[START Stored data]
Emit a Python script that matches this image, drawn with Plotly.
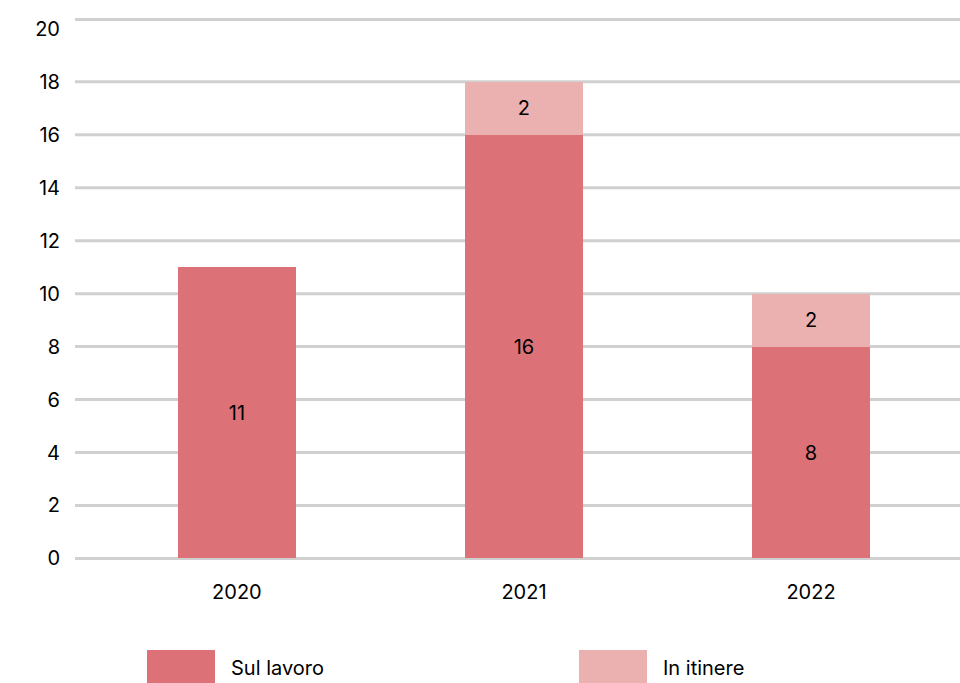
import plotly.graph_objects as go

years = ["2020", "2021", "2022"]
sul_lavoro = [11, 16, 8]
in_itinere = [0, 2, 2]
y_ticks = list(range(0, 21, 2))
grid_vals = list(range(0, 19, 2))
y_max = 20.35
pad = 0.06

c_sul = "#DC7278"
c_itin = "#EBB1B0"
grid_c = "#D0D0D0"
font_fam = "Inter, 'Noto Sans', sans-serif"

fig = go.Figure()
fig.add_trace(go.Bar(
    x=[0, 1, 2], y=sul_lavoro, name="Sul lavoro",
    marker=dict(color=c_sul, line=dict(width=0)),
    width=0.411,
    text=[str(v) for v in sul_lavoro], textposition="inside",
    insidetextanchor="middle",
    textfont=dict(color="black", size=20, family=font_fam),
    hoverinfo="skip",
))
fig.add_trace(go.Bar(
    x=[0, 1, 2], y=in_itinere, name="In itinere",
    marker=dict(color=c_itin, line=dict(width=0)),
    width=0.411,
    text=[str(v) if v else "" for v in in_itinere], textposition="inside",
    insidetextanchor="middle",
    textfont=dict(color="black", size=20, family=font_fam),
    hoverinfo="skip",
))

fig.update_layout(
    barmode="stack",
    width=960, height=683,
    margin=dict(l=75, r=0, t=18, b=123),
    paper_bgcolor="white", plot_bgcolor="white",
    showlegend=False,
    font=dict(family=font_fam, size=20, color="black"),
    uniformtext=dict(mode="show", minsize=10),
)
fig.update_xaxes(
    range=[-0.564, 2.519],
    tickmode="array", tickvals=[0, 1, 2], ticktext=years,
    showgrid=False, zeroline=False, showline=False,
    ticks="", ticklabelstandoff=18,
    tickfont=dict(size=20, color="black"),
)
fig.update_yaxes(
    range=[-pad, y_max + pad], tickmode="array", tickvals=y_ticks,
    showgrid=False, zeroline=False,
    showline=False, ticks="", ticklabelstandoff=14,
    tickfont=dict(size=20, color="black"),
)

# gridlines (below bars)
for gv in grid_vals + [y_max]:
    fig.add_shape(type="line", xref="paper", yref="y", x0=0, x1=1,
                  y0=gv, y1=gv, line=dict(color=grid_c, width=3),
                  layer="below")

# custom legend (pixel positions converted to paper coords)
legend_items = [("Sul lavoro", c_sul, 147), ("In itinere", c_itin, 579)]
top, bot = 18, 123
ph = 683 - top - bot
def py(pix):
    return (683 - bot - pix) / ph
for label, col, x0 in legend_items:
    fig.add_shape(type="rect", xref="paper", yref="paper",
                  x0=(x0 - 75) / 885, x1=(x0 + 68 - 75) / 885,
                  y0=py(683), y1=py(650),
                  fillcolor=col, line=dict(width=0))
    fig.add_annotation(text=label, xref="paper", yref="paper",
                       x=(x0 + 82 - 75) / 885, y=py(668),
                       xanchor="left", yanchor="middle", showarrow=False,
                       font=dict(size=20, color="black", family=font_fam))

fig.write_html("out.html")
[END Stored data]
● The request: Leaving out the pictures, repeat the data above exactly.

● Result for this exercise:
Emit a Python script that matches this image, drawn with Plotly.
import plotly.graph_objects as go

years = ["2020", "2021", "2022"]
sul_lavoro = [11, 16, 8]
in_itinere = [0, 2, 2]
y_ticks = list(range(0, 21, 2))
grid_vals = list(range(0, 19, 2))
y_max = 20.35
pad = 0.06

c_sul = "#DC7278"
c_itin = "#EBB1B0"
grid_c = "#D0D0D0"
font_fam = "Inter, 'Noto Sans', sans-serif"

fig = go.Figure()
fig.add_trace(go.Bar(
    x=[0, 1, 2], y=sul_lavoro, name="Sul lavoro",
    marker=dict(color=c_sul, line=dict(width=0)),
    width=0.411,
    text=[str(v) for v in sul_lavoro], textposition="inside",
    insidetextanchor="middle",
    textfont=dict(color="black", size=20, family=font_fam),
    hoverinfo="skip",
))
fig.add_trace(go.Bar(
    x=[0, 1, 2], y=in_itinere, name="In itinere",
    marker=dict(color=c_itin, line=dict(width=0)),
    width=0.411,
    text=[str(v) if v else "" for v in in_itinere], textposition="inside",
    insidetextanchor="middle",
    textfont=dict(color="black", size=20, family=font_fam),
    hoverinfo="skip",
))

fig.update_layout(
    barmode="stack",
    width=960, height=683,
    margin=dict(l=75, r=0, t=18, b=123),
    paper_bgcolor="white", plot_bgcolor="white",
    showlegend=False,
    font=dict(family=font_fam, size=20, color="black"),
    uniformtext=dict(mode="show", minsize=10),
)
fig.update_xaxes(
    range=[-0.564, 2.519],
    tickmode="array", tickvals=[0, 1, 2], ticktext=years,
    showgrid=False, zeroline=False, showline=False,
    ticks="", ticklabelstandoff=18,
    tickfont=dict(size=20, color="black"),
)
fig.update_yaxes(
    range=[-pad, y_max + pad], tickmode="array", tickvals=y_ticks,
    showgrid=False, zeroline=False,
    showline=False, ticks="", ticklabelstandoff=14,
    tickfont=dict(size=20, color="black"),
)

# gridlines (below bars)
for gv in grid_vals + [y_max]:
    fig.add_shape(type="line", xref="paper", yref="y", x0=0, x1=1,
                  y0=gv, y1=gv, line=dict(color=grid_c, width=3),
                  layer="below")

# custom legend (pixel positions converted to paper coords)
legend_items = [("Sul lavoro", c_sul, 147), ("In itinere", c_itin, 579)]
top, bot = 18, 123
ph = 683 - top - bot
def py(pix):
    return (683 - bot - pix) / ph
for label, col, x0 in legend_items:
    fig.add_shape(type="rect", xref="paper", yref="paper",
                  x0=(x0 - 75) / 885, x1=(x0 + 68 - 75) / 885,
                  y0=py(683), y1=py(650),
                  fillcolor=col, line=dict(width=0))
    fig.add_annotation(text=label, xref="paper", yref="paper",
                       x=(x0 + 82 - 75) / 885, y=py(668),
                       xanchor="left", yanchor="middle", showarrow=False,
                       font=dict(size=20, color="black", family=font_fam))

fig.write_html("out.html")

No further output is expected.